Au joug colonial s’est substituée un régime dictatorial caractérisé par le régime de parti unique (RPP, 1981) et la répression de toute opposition politique. La principale menace émanait des hommes qui étaient censés veiller au bonheur de leurs concitoyens. D’où la difficile prise de conscience continuant à fermenter depuis 48 ans !

Une lente descente en enfer (1977-1990)

Premier signe de la désillusion, la démission d’Ahmed Dini, en décembre 1977, a sonné le glas d’une réconciliation nationale. Six mois ont suffi pour faire voler en éclat le pacte tacite. En effet, le duo Hassan Gouled (Président de la République) et Ahmed Dini (Premier ministre), à la tête du pays, était censés incarner la concorde nationale entre les deux principales ethnies du pays, à savoir les Afar et les Somali. Les tensions de l’année 1976, au cours de laquelle de militants de la LPAI avaient massacré des familles Afar dans les Quartiers 1 et 2, étaient oubliées. Par conséquent, la mission de deux vétérans de la vie politique djiboutienne était de conjurer la division qui avait fait tant de mal au pays durant l’administration coloniale.

N’ayons pas peur de mots. En réalité, le rêve de liberté et de progrès caressé un instant par le peuple djiboutien relevait de l’utopie. L’indépendance s’avérait une amère illusion. Car, omniprésente dans ses anciens territoires d’outre-mer, l’ancienne puissance de tutelle tirait les ficelles. Elle chuchotait aux oreilles de la nouvelle classe dirigeante. Pas si nouvelle que ça au vu de leur carrière passée. Il fut aisé de leur fabriquer une nouvelle virginité. Aussi des dizaines d’Hassan Gouled et autres politiciens véreux, indépendantistes de la 25 ème heure, se bousculaient au portillon pour se mouler dans l’habit de « président » ou de « ministre » conciliants.
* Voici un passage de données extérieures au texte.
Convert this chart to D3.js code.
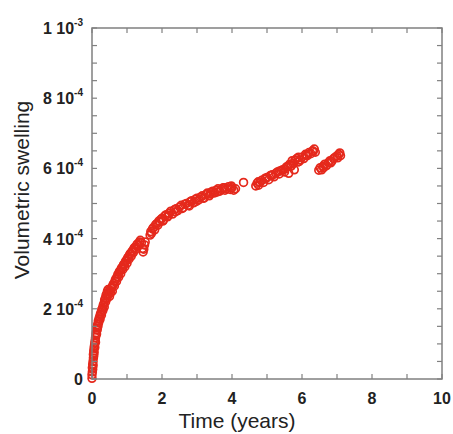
<!DOCTYPE html>
<html><head><meta charset="utf-8">
<script src="https://cdn.jsdelivr.net/npm/d3@7"></script>
<style>body{margin:0;background:#fff}svg{display:block}</style>
</head><body>
<script>
// time in years
const timeYears = [0.00,0.00,0.01,0.01,0.02,0.02,0.03,0.03,0.04,0.04,0.05,0.05,0.06,0.06,0.07,0.08,0.08,0.09,0.10,0.10,0.11,0.12,0.13,0.14,0.15,0.16,0.17,0.18,0.19,0.20,0.22,0.23,0.24,0.26,0.27,0.28,0.30,0.31,0.32,0.34,0.35,0.36,0.38,0.39,0.40,0.42,0.43,0.44,0.46,0.47,0.48,0.50,0.51,0.53,0.55,0.57,0.58,0.60,0.62,0.64,0.66,0.68,0.70,0.72,0.74,0.76,0.78,0.80,0.82,0.84,0.86,0.88,0.90,0.92,0.94,0.96,0.98,1.00,1.02,1.04,1.06,1.08,1.10,1.12,1.14,1.16,1.18,1.20,1.22,1.25,1.28,1.30,1.33,1.36,1.38,1.41,1.44,1.46,1.48,1.50,1.52,
1.66,1.68,1.70,1.73,1.76,1.79,1.82,1.85,1.88,1.91,1.94,1.97,2.00,2.04,2.08,2.12,2.16,2.20,2.25,2.30,2.35,2.40,2.45,2.50,2.55,2.60,2.65,2.70,2.75,2.80,2.85,2.90,2.95,3.00,3.05,3.10,3.15,3.20,3.25,3.30,3.35,3.40,3.45,3.50,3.55,3.60,3.65,3.70,3.75,3.80,3.85,3.90,3.95,4.00,4.05,4.10,
4.33,
4.68,4.72,4.76,4.80,4.85,4.90,4.95,5.00,5.05,5.10,5.15,5.20,5.25,5.30,5.35,5.40,5.45,5.50,5.55,5.60,5.62,5.65,5.70,5.72,5.75,5.78,5.80,5.85,5.88,5.90,5.95,6.00,6.05,6.10,6.15,6.20,6.25,6.30,6.35,6.38,
6.48,6.52,6.56,6.60,6.65,6.70,6.75,6.80,6.85,6.90,6.95,7.00,7.05,7.08,7.10,
2.02,2.18,2.38,2.58,2.78,2.98,3.18,3.38,3.58,3.78,3.98,4.75,4.95,5.15,5.35,5.52,5.68,5.92,6.12,6.32,6.62,6.82,7.02];
// volumetric swelling, in units of 1e-4
const swellingE4 = [0.02,0.12,0.20,0.32,0.28,0.42,0.50,0.38,0.60,0.70,0.66,0.80,0.88,0.75,0.95,1.02,0.90,1.10,1.18,1.05,1.25,1.32,1.28,1.45,1.40,1.55,1.50,1.65,1.60,1.72,1.78,1.70,1.85,1.90,1.82,1.98,2.02,1.95,2.10,2.15,2.05,2.25,2.30,2.20,2.38,2.42,2.30,2.50,2.55,2.40,2.48,2.35,2.50,2.45,2.58,2.62,2.50,2.68,2.72,2.65,2.80,2.85,2.78,2.92,2.98,2.90,3.05,3.08,3.00,3.15,3.18,3.12,3.25,3.28,3.20,3.35,3.38,3.30,3.45,3.48,3.42,3.55,3.58,3.50,3.62,3.66,3.60,3.72,3.75,3.70,3.82,3.85,3.80,3.90,3.95,3.88,3.72,3.62,3.70,3.82,3.90,
4.10,4.20,4.15,4.28,4.32,4.25,4.40,4.42,4.38,4.50,4.48,4.55,4.58,4.52,4.65,4.68,4.62,4.72,4.78,4.70,4.82,4.85,4.80,4.90,4.95,4.88,4.98,5.00,4.95,5.05,5.08,5.02,5.12,5.15,5.10,5.18,5.22,5.15,5.25,5.30,5.22,5.32,5.35,5.30,5.38,5.42,5.35,5.40,5.45,5.38,5.42,5.48,5.40,5.45,5.38,5.42,
5.60,
5.50,5.58,5.52,5.60,5.66,5.60,5.70,5.74,5.68,5.80,5.82,5.76,5.86,5.90,5.84,5.94,5.96,5.90,6.04,6.06,5.86,6.12,6.08,6.22,6.14,5.96,6.24,6.28,6.18,6.32,6.24,6.32,6.28,6.40,6.36,6.45,6.42,6.50,6.55,6.46,
5.95,6.02,5.96,6.06,6.12,6.08,6.16,6.22,6.20,6.28,6.32,6.36,6.40,6.44,6.36,
4.50,4.66,4.76,4.86,4.93,5.06,5.16,5.27,5.33,5.45,5.50,5.62,5.72,5.80,5.92,5.98,6.06,6.20,6.38,6.48,6.02,6.16,6.30];
const xTicks = [0,2,4,6,8,10];
const yTickValues = [0,2,4,6,8,10];
const yTickMantissa = ["0","2","4","6","8","1"];
const yTickExponent = [null,"-4","-4","-4","-4","-3"];

const W=453,H=434;
const m={left:92,right:11,top:28,bottom:55};
const svg=d3.select("body").append("svg").attr("width",W).attr("height",H);
const x=d3.scaleLinear().domain([0,10]).range([m.left,W-m.right]);
const y=d3.scaleLinear().domain([0,10]).range([H-m.bottom,m.top]);
const axisCol="#808080";
const fontFam="'Liberation Sans', Arial, sans-serif";

// data
svg.append("g").selectAll("circle").data(timeYears).join("circle")
  .attr("cx",(d)=>x(d)).attr("cy",(d,i)=>y(swellingE4[i])).attr("r",3.9)
  .attr("fill","none").attr("stroke","#e5291c").attr("stroke-width",1.7);

// ticks (inward) on all sides
const tl=5;
const xMinor=d3.range(0,11,1), yMinor=d3.range(0,10.01,0.5);
const g=svg.append("g").attr("stroke",axisCol).attr("stroke-width",1.2);
xMinor.forEach(t=>{
  g.append("line").attr("x1",x(t)).attr("x2",x(t)).attr("y1",y(0)).attr("y2",y(0)-tl);
  g.append("line").attr("x1",x(t)).attr("x2",x(t)).attr("y1",y(10)).attr("y2",y(10)+tl);
});
yMinor.forEach(t=>{
  g.append("line").attr("y1",y(t)).attr("y2",y(t)).attr("x1",x(0)).attr("x2",x(0)+tl);
  g.append("line").attr("y1",y(t)).attr("y2",y(t)).attr("x1",x(10)).attr("x2",x(10)-tl);
});
svg.append("rect").attr("x",x(0)).attr("y",y(10)).attr("width",x(10)-x(0)).attr("height",y(0)-y(10))
  .attr("fill","none").attr("stroke",axisCol).attr("stroke-width",1.5);

// x tick labels
svg.append("g").selectAll("text").data(xTicks).join("text")
  .attr("x",d=>x(d)).attr("y",y(0)+25).attr("text-anchor","middle")
  .attr("font-family",fontFam).attr("font-size",16).attr("font-weight","bold").attr("fill","#222")
  .text(d=>d);

// y tick labels
const yl=svg.append("g");
yTickValues.forEach((v,i)=>{
  const t=yl.append("text").attr("y",y(v)+6).attr("font-family",fontFam).attr("font-size",16)
    .attr("font-weight","bold").attr("fill","#222");
  if(yTickExponent[i]){
    t.attr("x",83).attr("text-anchor","end");
    t.append("tspan").text(yTickMantissa[i]+" 10");
    t.append("tspan").attr("dy",-8).attr("font-size",10).text(yTickExponent[i]);
  } else {
    t.attr("x",83).attr("text-anchor","end").text(yTickMantissa[i]);
  }
});

// axis titles
svg.append("text").attr("transform","translate(29,190) rotate(-90)").attr("text-anchor","middle")
  .attr("font-family",fontFam).attr("font-size",21).attr("fill","#222").text("Volumetric swelling");
svg.append("text").attr("x",237).attr("y",428).attr("text-anchor","middle")
  .attr("font-family",fontFam).attr("font-size",21).attr("fill","#222").text("Time (years)");
</script>
</body></html>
Tous prêts à écouter la voix de leur maître et céder à tous ses caprices et intérêts. Pour briguer ces fonctions, leur curriculum vitae (cv) devait présenter quelques exigences minimales sous forme des trois A : Analphabètes, Antinationalistes et Appât de gains.
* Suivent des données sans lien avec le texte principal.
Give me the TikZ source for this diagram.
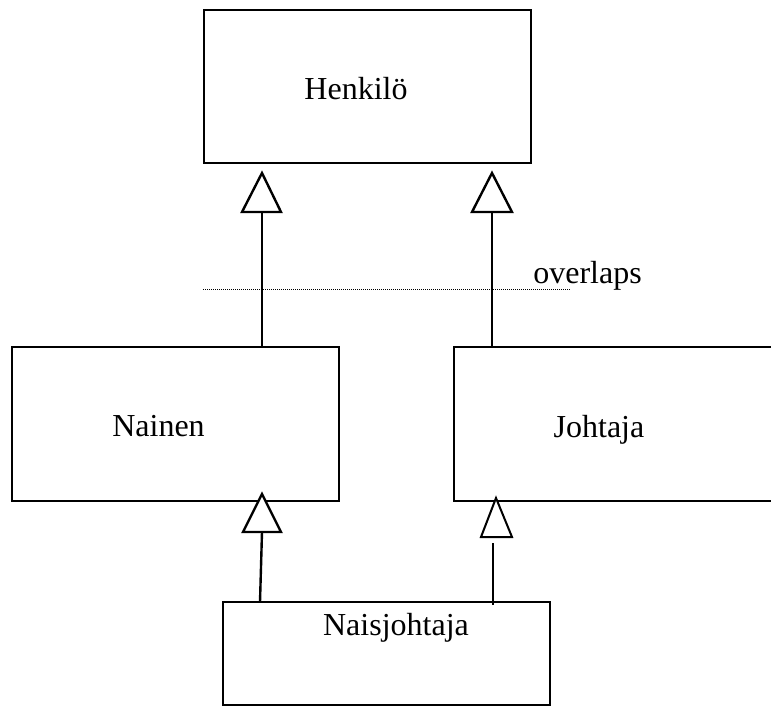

Le reste ne fut qu’une simple formalité. Il ne leur restait plus qu’à suivre la feuille de route rédigée par Paris. Elle impliquait la mise à jour de la politique de « diviser pour régner », un principe qui avait tant de fois fait ses preuves dans la gestion des territoires colonisés. La preuve par mille : maintes fois, sous de prétextes et rivalités fallacieux alimentés par l’administration, les Djiboutiens n’avaient pas hésité à s’entretuer (Guerre civile entre Issa et Gadaboursi en 1949).

Cette fois-ci, suprême passe-passe, les rênes du pouvoir semblaient être entre les mains des dirigeants autochtones. Tout donnait l’impression que la France n’y était pour rien. Et, préalablement conditionné par plus d’un siècle d’aliénation (1884-1977), et travaillé par le tribalisme, le peuple djiboutien n’y a vu que du feu. Depuis, le poison de la division n’a cessé de ravager notre société. Passant de nationalisme (1977) au tribalisme (1977-1990), du tribalisme au clanisme (1991-2000), le dogme a changé mais la pratique est restée la même. Le népotisme et la corruption étant les maîtres-mots de la politique menée par le régime.

Le mirage du tribalisme Issa

En 1977, les plus excités parmi les Somali vantaient la naissance d’un nouvel Etat « Somali », censé rejoindre la République de Somalie voisine. Le rêve inabouti de Mahmoud Hrabi, l’ancien vice-président du Conseil de gouvernement (1958-1960), semblait à deux pas de retrouver son couronnement. D’autres, plus clairvoyants mais tout aussi naïfs, comprenaient les artistes qui avaient tant fait pour célébrer les bienfaits de l’émancipation nationale. Mais, enivrés par le délire tribal, ils appelaient maintenant à la création d’un « Etat Issa ». Encore un rêve impossible. La réalité ethnique (Afar, Arabe et Somali) et la configuration sociologique (population de plus en plus éduquée) de Djibouti remettaient en question de telle élucubration.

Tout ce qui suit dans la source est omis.